One possible Timer API would be as follows:

class Timer {
 public:
  Timer(Context&, chrono::SystemClock::time_point deadline);
  Timer(Context&, chrono::SystemClock::duration delay);
  pw::MaybeReady<Complete> Poll(Context&);
  ...
};

In order to enable this, the Dispatcher base class will include the following functions which implementations should use to trigger timers:

class DispatcherBase {
 public:
  ...
 protected:
  /// Returns the time of the earliest timer currently scheduled to fire.
  std::optional<chrono::SystemClock::time_point> EarliestTimerExpiry();

  /// Marks all ``Timer`` s with a time before ``time_point`` as complete,
  /// and awakens any associated tasks.
  ///
  /// Returns whether any ``Timer`` objects were marked complete.
  bool AwakenTimersUpTo(chrono::SystemClock::time_point);

  /// Invoked when a new earliest ``Timer`` is created.
  ///
  /// ``Dispatcher`` implementations can override this to receive
  /// notifications when a new timer is added.
  virtual void NewEarliestTimer();
  ...
};

C++ Coroutine Support#

The informed Poll approach is well-suited to C++20’s coroutines. Coroutines using the co_await and co_return expressions can automatically create and wait on Task types, whose base class will implement the std::coroutine_traits interface on C++20 and later.

Dynamic Allocation#

Note that C++ coroutines allocate their state dynamically using operator new, and therefore are not usable on systems in which dynamic allocation is not available or where recovery from allocation failure is required.

Rust Interop#

Rust uses a similar informed Poll model for its Future trait. This allows pw::async code to invoke Rust-based Future s by creating a Rust Waker which invokes the C++ Waker, and performing cross-language Poll ing.

Rust support is not currently planned for the initial version of pw::async, but will likely come in the future as Pigweed support for Rust expands.

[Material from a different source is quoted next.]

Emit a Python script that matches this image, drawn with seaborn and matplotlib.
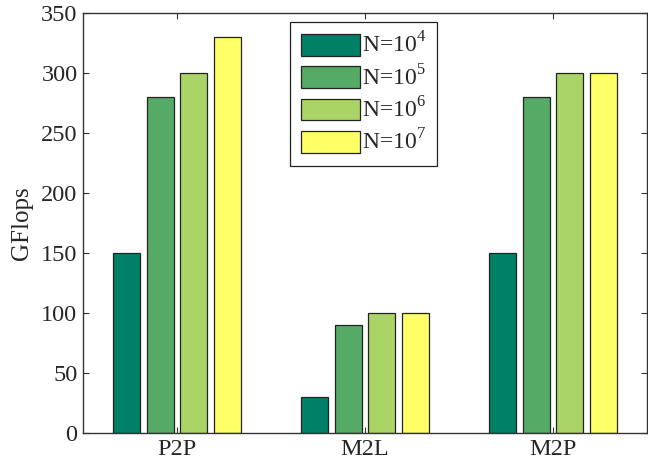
import pandas as pd
import numpy as np
import matplotlib
matplotlib.use("Agg")
import matplotlib.pyplot as plt
import seaborn as sns

# data
kernels = ["P2P", "M2L", "M2P"]
sizes = ["N=$10^4$", "N=$10^5$", "N=$10^6$", "N=$10^7$"]
gflops_1e4 = [150, 30, 150]
gflops_1e5 = [280, 90, 280]
gflops_1e6 = [300, 100, 300]
gflops_1e7 = [330, 100, 300]
colors = ["#008066", "#55AA66", "#AAD466", "#FFFF66"]

sns.set_style("white")
plt.rcParams["font.family"] = ["Liberation Serif", "DejaVu Serif"]
plt.rcParams["mathtext.fontset"] = "custom"
plt.rcParams["mathtext.rm"] = "Liberation Serif"

df = pd.DataFrame({
    "kernel": kernels * 4,
    "size": [s for s in sizes for _ in kernels],
    "gflops": gflops_1e4 + gflops_1e5 + gflops_1e6 + gflops_1e7,
})

fig, ax = plt.subplots(figsize=(6.48, 4.74), dpi=100)
ax.set_position([83 / 648, 1 - 433 / 474, (647 - 83) / 648, (433 - 13) / 474])
sns.barplot(data=df, x="kernel", y="gflops", hue="size", order=kernels,
            hue_order=sizes, palette=colors, width=0.72, gap=0.2,
            edgecolor="#222222", linewidth=0.9, saturation=1, ax=ax)

ax.set_xlim(-0.5, 2.5)
ax.set_ylim(0, 350)
ax.set_yticks(np.arange(0, 351, 50))
ax.set_xlabel("")
ax.set_ylabel("GFlops", fontsize=18, labelpad=6)
ax.tick_params(axis="both", labelsize=17.5, direction="in", length=4,
               bottom=True, left=True, top=True, right=True, width=0.8,
               color="#333333", pad=4)
for s in ax.spines.values():
    s.set_color("#333333")
    s.set_linewidth(1.0)

leg = ax.legend(loc="upper left", bbox_to_anchor=(0.367, 0.979), fontsize=17,
                handlelength=2.5, handleheight=1.05, labelspacing=0.3,
                handletextpad=0.1, borderpad=0.45, borderaxespad=0,
                fancybox=False, edgecolor="#222222", framealpha=1)
leg.get_frame().set_linewidth(0.9)

plt.savefig("out.png", dpi=100)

Support for Traditional Callback-Style Codebases#

One concern is interop with codebases which adopt a more traditional callback-driven design, such as the one currently supported by pw::async. These models will continue to be supported under the new design, and can be modeled as a Task which runs a single function when Poll ed.

Migration#

For ease of implementation and in order to ensure a smooth transition, this API will initially live alongside the current pw::async interface. This API will first be tested with one or more trial usages in order to stabilize the interface and ensure its suitability for Pigweed users.

Following that, the previous pw::async implementation will be deprecated. A shim will be provided to allow users of the previous API to easily migrate their code onto the new pw::async implementation. After migrating to the new implementation, users can gradually transition to the new Poll-based APIs as-desired. It will be possible to intermix legacy-style and Poll-based async code within the same dispatcher loop, allowing legacy codebases to adopt the Poll-based model for new subsystems.